The Book Sommelier Strikes Back (Part VII)

It’s been a while since the last episode of the Book Sommelier, but I have some fresh combinations for readers looking for a bookish shot and chaser.

The Volunteer, by Salvatore Scibona, and East of Eden, by John Steinbeck

Sometimes when I read book, Bible verses bubble up from the depths of my brain, from when I was being brought up as a Lutheran. (This is particularly weird given that I’m an atheist. Funny how words stick in my brain.) In the case of The Volunteer and East of Eden, I couldn’t help but think of the verse from Exodus, “visiting the iniquity of the fathers upon the children unto the third and fourth generation of them that hate me” (KJV). The sins of the fathers in both The Volunteer and East of Eden are definitely visited on their descendants, though not quite all the way to the third and fourth generations. Both of these books had me thinking about the ways that a father’s expectations for their sons and the way that father raises those sons can work at odds. I would recommend this pairing for fans of generational sagas.

Ella Minnow Pea, by Mark Dunn, and The Memory Police, by Yoko Ogawa

Both Ella Minnow Pea and The Memory Police begin with small, isolated communities. And both deal with the slow disappearance of meaning. Without language (in Ella Minnow Pea) and without names (in The Memory Police), we loose our grips on the world around us. Things becomes strange and unsettling when we don’t have words with which to understand them. Both novels are fascinating thought experiments, grounded in excellent character development. Ella Minnow Pea has a lighter tone than The Memory Police; I often found it funny, until events get completely out of control.

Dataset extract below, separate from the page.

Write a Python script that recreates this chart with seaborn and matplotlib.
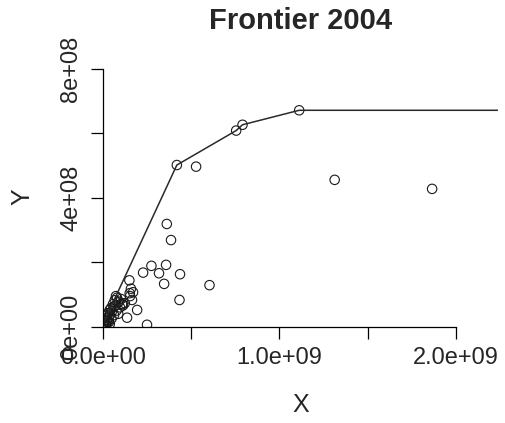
import numpy as np
import pandas as pd
import matplotlib
matplotlib.use("Agg")
import matplotlib.pyplot as plt
import seaborn as sns

# input (X, in 1e9) and output (Y, in 1e8) of each unit
x_e9 = [0.420, 0.756, 0.792, 1.113, 0.529, 1.314, 1.866, 0.363, 0.387,
        0.276, 0.359, 0.229, 0.319, 0.438, 0.348, 0.605, 0.435, 0.251,
        0.195, 0.138, 0.151, 0.160, 0.172, 0.153, 0.166, 0.155, 0.125,
        0.111, 0.075, 0.003, 0.005, 0.008, 0.012, 0.018, 0.022, 0.025,
        0.030, 0.033, 0.036, 0.040, 0.042, 0.047, 0.050, 0.053, 0.058,
        0.062, 0.064, 0.068, 0.070, 0.078, 0.081, 0.085, 0.088, 0.092,
        0.098, 0.104, 0.110, 0.115, 0.010, 0.020, 0.015, 0.028, 0.006,
        0.018, 0.040]
y_e8 = [5.02, 6.09, 6.27, 6.72, 4.97, 4.56, 4.28, 3.19, 2.69,
        1.89, 1.92, 1.68, 1.66, 1.63, 1.33, 1.29, 0.83, 0.06,
        0.52, 0.28, 1.44, 1.18, 1.07, 1.04, 0.83, 0.95, 0.73,
        0.70, 0.95, 0.10, 0.12, 0.18, 0.22, 0.28, 0.35, 0.20,
        0.42, 0.28, 0.15, 0.52, 0.38, 0.58, 0.25, 0.48, 0.70,
        0.60, 0.36, 0.82, 0.66, 0.50, 0.90, 0.75, 0.40, 0.78,
        0.60, 0.86, 0.70, 0.66, 0.05, 0.10, 0.12, 0.14, 0.02,
        0.04, 0.08]

# frontier vertices
front_x_e9 = [0.003, 0.420, 0.756, 0.792, 1.113]
front_y_e8 = [0.10, 5.02, 6.09, 6.27, 6.72]

x_ticks = [0, 0.5e9, 1.0e9, 1.5e9, 2.0e9]
x_labels = ["0.0e+00", "", "1.0e+09", "", "2.0e+09"]
y_ticks = [0, 2e8, 4e8, 6e8, 8e8]
y_labels = ["0e+00", "", "4e+08", "", "8e+08"]

df = pd.DataFrame({"X": np.array(x_e9) * 1e9, "Y": np.array(y_e8) * 1e8})
xmax = 1.2 * df["X"].max()
ymax = 1.2 * df["Y"].max()

fx = list(np.array(front_x_e9) * 1e9) + [xmax]
fy = list(np.array(front_y_e8) * 1e8) + [front_y_e8[-1] * 1e8]
front = pd.DataFrame({"X": fx, "Y": fy})

sns.set_style("white")
plt.rcParams['font.family'] = ['Liberation Sans', 'DejaVu Sans']

fig = plt.figure(figsize=(5.05, 4.23), dpi=100)
ax = fig.add_axes([102.7 / 505, 1 - 326.7 / 423, (498 - 102.7) / 505, (326.7 - 67) / 423])

sns.lineplot(data=front, x="X", y="Y", sort=False, estimator=None,
             color="#2a2a2a", linewidth=1.1, ax=ax)
sns.scatterplot(data=df, x="X", y="Y", marker="o", s=46,
                facecolor="none", edgecolor="#1a1a1a", linewidth=0.8, ax=ax)

ax.set_xlim(0, xmax)
ax.set_ylim(0, ymax)

for side in ["top", "right"]:
    ax.spines[side].set_visible(False)
for side in ["left", "bottom"]:
    ax.spines[side].set_color("black")
    ax.spines[side].set_linewidth(0.9)
ax.spines["bottom"].set_bounds(0, 2e9)
ax.spines["left"].set_bounds(0, 8e8)

ax.set_xticks(x_ticks)
ax.set_xticklabels(x_labels, fontsize=17)
ax.set_yticks(y_ticks)
ax.set_yticklabels(y_labels, fontsize=17, rotation=90, va="center")
ax.tick_params(axis="both", direction="out", length=8.6, width=0.9,
               color="black", left=True, bottom=True)
ax.tick_params(axis="x", pad=6)
ax.tick_params(axis="y", pad=6)

ax.set_xlabel("X", fontsize=18, va="center", ha="center")
ax.set_ylabel("Y", fontsize=18, va="center", ha="center")
ax.xaxis.set_label_coords(0.5, -(405 - 326.7) / 259.7)
ax.yaxis.set_label_coords((22 - 102.7) / 395.3, 0.5)

ax.text(0.5, (326.7 - 21) / 259.7, "Frontier 2004", transform=ax.transAxes,
        ha="center", va="center", fontsize=21, fontweight="bold")

fig.savefig("out.png", dpi=100)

Pet Sematary, by Stephen King, and Smoke Gets in Your Eyes, by Caitlin Doughty

Pet Sematary and Smoke Gets in Your Eyes have similar theses, shocking thought it might seem. Both of these books reveal just how strange we are about death in an age with so much life-extending medicine. We don’t encounter death as much as we did in previous centuries. King’s novel provides evidence of the way that parents squirm when it comes to explaining death to their children. As I read Pet Sematary, I was strongly reminded of Doughty, who wrote that we’ve lost our rituals for dealing with death. This may be my strangest pairing yet, but I think readers will get a kick out of reading these books back-to-back.